* The request *
Reproduce the lines of the material exactly, excluding every image.

* Information provided *
** START **

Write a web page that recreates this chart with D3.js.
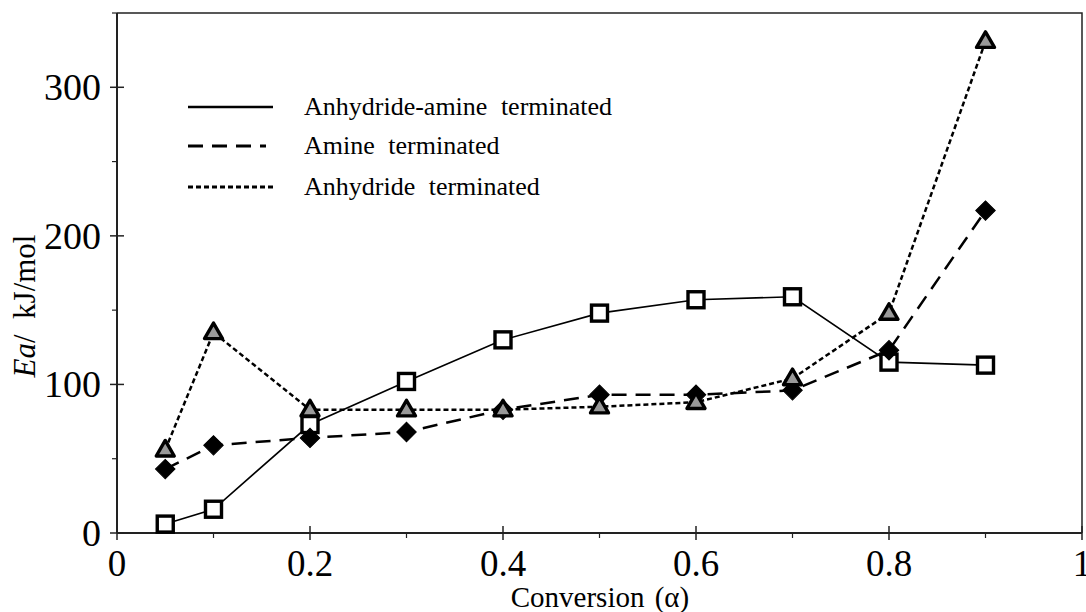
<!DOCTYPE html>
<html>
<head>
<meta charset="utf-8">
<script src="https://cdn.jsdelivr.net/npm/d3@7.9.0/dist/d3.min.js"></script>
<style>
  body { margin: 0; background: #fff; }
  svg text { font-family: "Liberation Serif", "Times New Roman", serif; fill: #000; }
</style>
</head>
<body>
<svg id="chart" width="1086" height="612"></svg>
<script>
const conversion = [0.05, 0.1, 0.2, 0.3, 0.4, 0.5, 0.6, 0.7, 0.8, 0.9];
const anhydrideAmine = [6, 16, 73, 102, 130, 148, 157, 159, 115, 113];
const amineTerm = [43, 59, 64, 68, 83, 93, 93, 96, 123, 217];
const anhydrideTerm = [56, 135, 83, 83, 83, 85, 88, 104, 148, 331];
const seriesNames = ['Anhydride-amine terminated', 'Amine terminated', 'Anhydride terminated'];
const xTicks = [0, 0.2, 0.4, 0.6, 0.8, 1];
const yTicks = [0, 100, 200, 300];

const svg = d3.select('#chart');
const m = { left: 117, right: 1082, top: 13, bottom: 533 };

const x = d3.scaleLinear().domain([0, 1]).range([m.left, m.right]);
const y = d3.scaleLinear().domain([0, 350]).range([m.bottom, m.top]);

// box (top & right sides)
svg.append('path')
  .attr('d', `M${m.left},${m.top}H${m.right}V${m.bottom}`)
  .attr('fill', 'none').attr('stroke', '#222').attr('stroke-width', 1.5);

// x axis
const xAxis = svg.append('g').attr('transform', `translate(0,${m.bottom})`);
xAxis.append('line').attr('x1', m.left).attr('x2', m.right)
  .attr('stroke', '#222').attr('stroke-width', 2);
xAxis.selectAll('.minor').data(d3.range(1, 10, 2).map(d => d / 10)).join('line')
  .attr('x1', d => x(d)).attr('x2', d => x(d)).attr('y1', 0).attr('y2', 5)
  .attr('stroke', '#222').attr('stroke-width', 1.2);
xAxis.selectAll('.major').data(xTicks).join('line')
  .attr('x1', d => x(d)).attr('x2', d => x(d)).attr('y1', -7).attr('y2', 7)
  .attr('stroke', '#222').attr('stroke-width', 1.5);
xAxis.selectAll('text').data(xTicks).join('text')
  .attr('x', d => x(d)).attr('y', 43)
  .attr('text-anchor', 'middle').attr('font-size', 37)
  .text(d => d === 0 || d === 1 ? String(d) : d.toFixed(1));

// y axis
const yAxis = svg.append('g').attr('transform', `translate(${m.left},0)`);
yAxis.append('line').attr('y1', m.top).attr('y2', m.bottom)
  .attr('stroke', '#222').attr('stroke-width', 2);
yAxis.selectAll('.minor').data([50, 150, 250, 350]).join('line')
  .attr('y1', d => y(d)).attr('y2', d => y(d)).attr('x1', -5).attr('x2', 0)
  .attr('stroke', '#222').attr('stroke-width', 1.2);
yAxis.selectAll('.major').data(yTicks).join('line')
  .attr('y1', d => y(d)).attr('y2', d => y(d)).attr('x1', -7).attr('x2', 7)
  .attr('stroke', '#222').attr('stroke-width', 1.5);
yAxis.selectAll('text').data(yTicks).join('text')
  .attr('x', -16).attr('y', d => y(d) + 13)
  .attr('text-anchor', 'end').attr('font-size', 38)
  .text(d => d);

// axis titles
svg.append('text').attr('x', 600).attr('y', 607)
  .attr('text-anchor', 'middle').attr('font-size', 29)
  .attr('word-spacing', 3)
  .text('Conversion (α)');
const yTitle = svg.append('text')
  .attr('transform', 'translate(35,306) rotate(-90)')
  .attr('text-anchor', 'middle').attr('font-size', 31)
  .attr('xml:space', 'preserve');
yTitle.append('tspan').attr('font-style', 'italic').text('Ea');
yTitle.append('tspan').text('/  kJ/mol');

// lines
const styles = [
  { data: anhydrideAmine, dash: null, width: 1.6 },
  { data: amineTerm, dash: '15,9', width: 2.5 },
  { data: anhydrideTerm, dash: '5,3', width: 2.5 }
];
const line = d3.line().x((d, i) => x(conversion[i])).y(d => y(d));
styles.forEach(s => {
  svg.append('path').attr('d', line(s.data))
    .attr('fill', 'none').attr('stroke', '#000')
    .attr('stroke-width', s.width)
    .attr('stroke-dasharray', s.dash);
});

// markers: squares, diamonds, triangles
svg.append('g').selectAll('rect').data(anhydrideAmine).join('rect')
  .attr('x', (d, i) => x(conversion[i]) - 8).attr('y', d => y(d) - 8)
  .attr('width', 16).attr('height', 16)
  .attr('fill', '#fff').attr('stroke', '#000').attr('stroke-width', 3.4);

const diamond = d3.symbol().type(d3.symbolSquare).size(190);
svg.append('g').selectAll('path').data(amineTerm).join('path')
  .attr('d', diamond)
  .attr('transform', (d, i) => `translate(${x(conversion[i])},${y(d)}) rotate(45)`)
  .attr('fill', '#000').attr('stroke', '#000').attr('stroke-width', 1);

const tri = d3.symbol().type(d3.symbolTriangle).size(140);
svg.append('g').selectAll('path').data(anhydrideTerm).join('path')
  .attr('d', tri)
  .attr('transform', (d, i) => `translate(${x(conversion[i])},${y(d) + 1})`)
  .attr('fill', '#999').attr('stroke', '#000').attr('stroke-width', 3.4)
  .attr('stroke-linejoin', 'round');

// legend
const legend = svg.append('g');
const legendY = [107, 146, 187];
seriesNames.forEach((name, i) => {
  legend.append('line')
    .attr('x1', 188).attr('x2', i === 1 ? 266 : 273)
    .attr('y1', legendY[i]).attr('y2', legendY[i])
    .attr('stroke', '#000').attr('stroke-width', i === 0 ? 2.5 : 3)
    .attr('stroke-dasharray', styles[i].dash);
  legend.append('text')
    .attr('x', 304).attr('y', legendY[i] + 8)
    .attr('font-size', 26).attr('word-spacing', 7)
    .text(name);
});
</script>
</body>
</html>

** END **

* Completed exercise *
Write a web page that recreates this chart with D3.js.
<!DOCTYPE html>
<html>
<head>
<meta charset="utf-8">
<script src="https://cdn.jsdelivr.net/npm/d3@7.9.0/dist/d3.min.js"></script>
<style>
  body { margin: 0; background: #fff; }
  svg text { font-family: "Liberation Serif", "Times New Roman", serif; fill: #000; }
</style>
</head>
<body>
<svg id="chart" width="1086" height="612"></svg>
<script>
const conversion = [0.05, 0.1, 0.2, 0.3, 0.4, 0.5, 0.6, 0.7, 0.8, 0.9];
const anhydrideAmine = [6, 16, 73, 102, 130, 148, 157, 159, 115, 113];
const amineTerm = [43, 59, 64, 68, 83, 93, 93, 96, 123, 217];
const anhydrideTerm = [56, 135, 83, 83, 83, 85, 88, 104, 148, 331];
const seriesNames = ['Anhydride-amine terminated', 'Amine terminated', 'Anhydride terminated'];
const xTicks = [0, 0.2, 0.4, 0.6, 0.8, 1];
const yTicks = [0, 100, 200, 300];

const svg = d3.select('#chart');
const m = { left: 117, right: 1082, top: 13, bottom: 533 };

const x = d3.scaleLinear().domain([0, 1]).range([m.left, m.right]);
const y = d3.scaleLinear().domain([0, 350]).range([m.bottom, m.top]);

// box (top & right sides)
svg.append('path')
  .attr('d', `M${m.left},${m.top}H${m.right}V${m.bottom}`)
  .attr('fill', 'none').attr('stroke', '#222').attr('stroke-width', 1.5);

// x axis
const xAxis = svg.append('g').attr('transform', `translate(0,${m.bottom})`);
xAxis.append('line').attr('x1', m.left).attr('x2', m.right)
  .attr('stroke', '#222').attr('stroke-width', 2);
xAxis.selectAll('.minor').data(d3.range(1, 10, 2).map(d => d / 10)).join('line')
  .attr('x1', d => x(d)).attr('x2', d => x(d)).attr('y1', 0).attr('y2', 5)
  .attr('stroke', '#222').attr('stroke-width', 1.2);
xAxis.selectAll('.major').data(xTicks).join('line')
  .attr('x1', d => x(d)).attr('x2', d => x(d)).attr('y1', -7).attr('y2', 7)
  .attr('stroke', '#222').attr('stroke-width', 1.5);
xAxis.selectAll('text').data(xTicks).join('text')
  .attr('x', d => x(d)).attr('y', 43)
  .attr('text-anchor', 'middle').attr('font-size', 37)
  .text(d => d === 0 || d === 1 ? String(d) : d.toFixed(1));

// y axis
const yAxis = svg.append('g').attr('transform', `translate(${m.left},0)`);
yAxis.append('line').attr('y1', m.top).attr('y2', m.bottom)
  .attr('stroke', '#222').attr('stroke-width', 2);
yAxis.selectAll('.minor').data([50, 150, 250, 350]).join('line')
  .attr('y1', d => y(d)).attr('y2', d => y(d)).attr('x1', -5).attr('x2', 0)
  .attr('stroke', '#222').attr('stroke-width', 1.2);
yAxis.selectAll('.major').data(yTicks).join('line')
  .attr('y1', d => y(d)).attr('y2', d => y(d)).attr('x1', -7).attr('x2', 7)
  .attr('stroke', '#222').attr('stroke-width', 1.5);
yAxis.selectAll('text').data(yTicks).join('text')
  .attr('x', -16).attr('y', d => y(d) + 13)
  .attr('text-anchor', 'end').attr('font-size', 38)
  .text(d => d);

// axis titles
svg.append('text').attr('x', 600).attr('y', 607)
  .attr('text-anchor', 'middle').attr('font-size', 29)
  .attr('word-spacing', 3)
  .text('Conversion (α)');
const yTitle = svg.append('text')
  .attr('transform', 'translate(35,306) rotate(-90)')
  .attr('text-anchor', 'middle').attr('font-size', 31)
  .attr('xml:space', 'preserve');
yTitle.append('tspan').attr('font-style', 'italic').text('Ea');
yTitle.append('tspan').text('/  kJ/mol');

// lines
const styles = [
  { data: anhydrideAmine, dash: null, width: 1.6 },
  { data: amineTerm, dash: '15,9', width: 2.5 },
  { data: anhydrideTerm, dash: '5,3', width: 2.5 }
];
const line = d3.line().x((d, i) => x(conversion[i])).y(d => y(d));
styles.forEach(s => {
  svg.append('path').attr('d', line(s.data))
    .attr('fill', 'none').attr('stroke', '#000')
    .attr('stroke-width', s.width)
    .attr('stroke-dasharray', s.dash);
});

// markers: squares, diamonds, triangles
svg.append('g').selectAll('rect').data(anhydrideAmine).join('rect')
  .attr('x', (d, i) => x(conversion[i]) - 8).attr('y', d => y(d) - 8)
  .attr('width', 16).attr('height', 16)
  .attr('fill', '#fff').attr('stroke', '#000').attr('stroke-width', 3.4);

const diamond = d3.symbol().type(d3.symbolSquare).size(190);
svg.append('g').selectAll('path').data(amineTerm).join('path')
  .attr('d', diamond)
  .attr('transform', (d, i) => `translate(${x(conversion[i])},${y(d)}) rotate(45)`)
  .attr('fill', '#000').attr('stroke', '#000').attr('stroke-width', 1);

const tri = d3.symbol().type(d3.symbolTriangle).size(140);
svg.append('g').selectAll('path').data(anhydrideTerm).join('path')
  .attr('d', tri)
  .attr('transform', (d, i) => `translate(${x(conversion[i])},${y(d) + 1})`)
  .attr('fill', '#999').attr('stroke', '#000').attr('stroke-width', 3.4)
  .attr('stroke-linejoin', 'round');

// legend
const legend = svg.append('g');
const legendY = [107, 146, 187];
seriesNames.forEach((name, i) => {
  legend.append('line')
    .attr('x1', 188).attr('x2', i === 1 ? 266 : 273)
    .attr('y1', legendY[i]).attr('y2', legendY[i])
    .attr('stroke', '#000').attr('stroke-width', i === 0 ? 2.5 : 3)
    .attr('stroke-dasharray', styles[i].dash);
  legend.append('text')
    .attr('x', 304).attr('y', legendY[i] + 8)
    .attr('font-size', 26).attr('word-spacing', 7)
    .text(name);
});
</script>
</body>
</html>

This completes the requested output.